Anticancéreux, antiépileptiques, anesthésiques… Depuis le 1er septembre, tous les laboratoires doivent désormais constituer des stocks d’au moins deux mois de chaque médicament d’intérêt thérapeutique majeur (MITM) commercialisé dans l'Hexagone. « L'obligation de disposer de stocks de sécurité permet d'anticiper plus efficacement les risques de ruptures et d'améliorer leur disponibilité pour les patients », justifie l’Agence nationale de sécurité du médicament (ANSM).
Cette mesure s’inscrit dans la feuille de route ministérielle annoncée il y a trois ans pour lutter contre les pénuries de médicaments. En pratique, chaque labo doit disposer de l’équivalent de deux mois de stocks de MITM, « calculé sur la base du volume des ventes en France de la spécialité au cours des douze derniers mois », précise le décret d'application. Ce volume peut être réduit à un mois pour certaines spécialités pour lesquelles la durée de conservation est incompatible avec ce délai. À l’inverse, l’Agence pourra décider d’augmenter le stock de sécurité à quatre mois « pour certains MITM s'ils ont fait l'objet de ruptures ou de risques de ruptures de stock réguliers dans les deux dernières années ».
Flux tendus
La constitution obligatoire d'un stock de deux mois est une première européenne. Lors de la publication du décret, le ministère de la Santé avait d’ailleurs salué la mesure, évoquant une « avancée majeure ». « Avant même le décret, beaucoup d’entreprises constituaient déjà des stocks, pour être en mesure d’assurer les problématiques de tension d'approvisionnement », tempère Thomas Borel, directeur des affaires scientifiques au Leem (Les entreprises du médicament).
Si pour certains laboratoires, cette obligation ne changera pas vraiment la donne, pour d’autres, la situation risque d’être plus ardue, « par exemple lorsqu’il s’agit de production de vaccins, car — indépendamment du Covid — la chaîne de production vaccinale fonctionne à flux tendu. Et la mise en place de nouvelles chaînes pour ces produits biologiques est longue et coûteuse », illustre Thomas Borel. Selon lui, la constitution de stocks devrait tout de même « améliorer la disponibilité de certains produits ».

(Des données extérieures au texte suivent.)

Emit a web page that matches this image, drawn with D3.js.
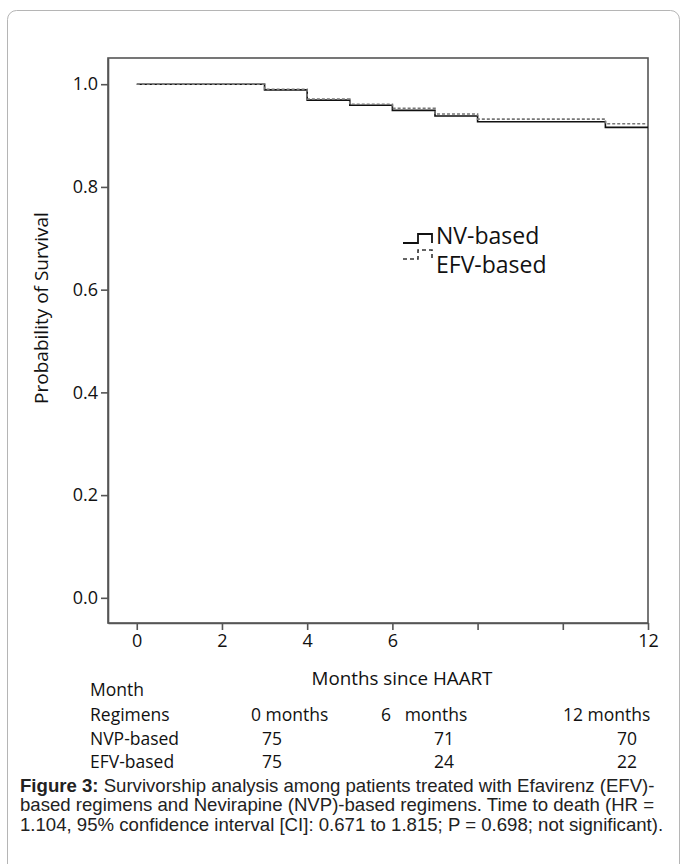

Les MITM constituent près de 50 % de la pharmacopée française. S’il y a fort à parier que les médicaments cardiovasculaires, du système nerveux ou anticancéreux — particulièrement exposés aux ruptures — seront concernés par ce stock de sécurité, la liste exacte des spécialités doit encore être établie par l’ANSM. Une publication est attendue pour le mois d’octobre.
Relocalisations
En France de manière générale, 21 % des ruptures de stock concernent des anti-infectieux, 19 % des médicaments du système nerveux et 14 % des anticancéreux. L'an passé, l'ANSM a enregistré 2 446 signalements de ruptures de stock (ou de risques) contre 1 504 signalements en 2019. Et depuis mai 2020,140 MITM ont été effectivement en rupture ou en tension, soit 1 % des médicaments commercialisés.
Le 3 septembre, la ministre déléguée à l'Industrie, Agnès Pannier-Runacher, a salué l'entrée en vigueur de ces mesures. « Le deuxième étage de la fusée, c'est d'augmenter les productions de médicaments en France », a-t-elle ajouté. « Entre 2005 et 2015, la part de marché des productions de médicaments françaises au plan mondial a été divisée par deux », a admis la ministre, qui mise sur le plan de relance pour financer déjà plus d'une centaine de relocalisations de chaînes de production.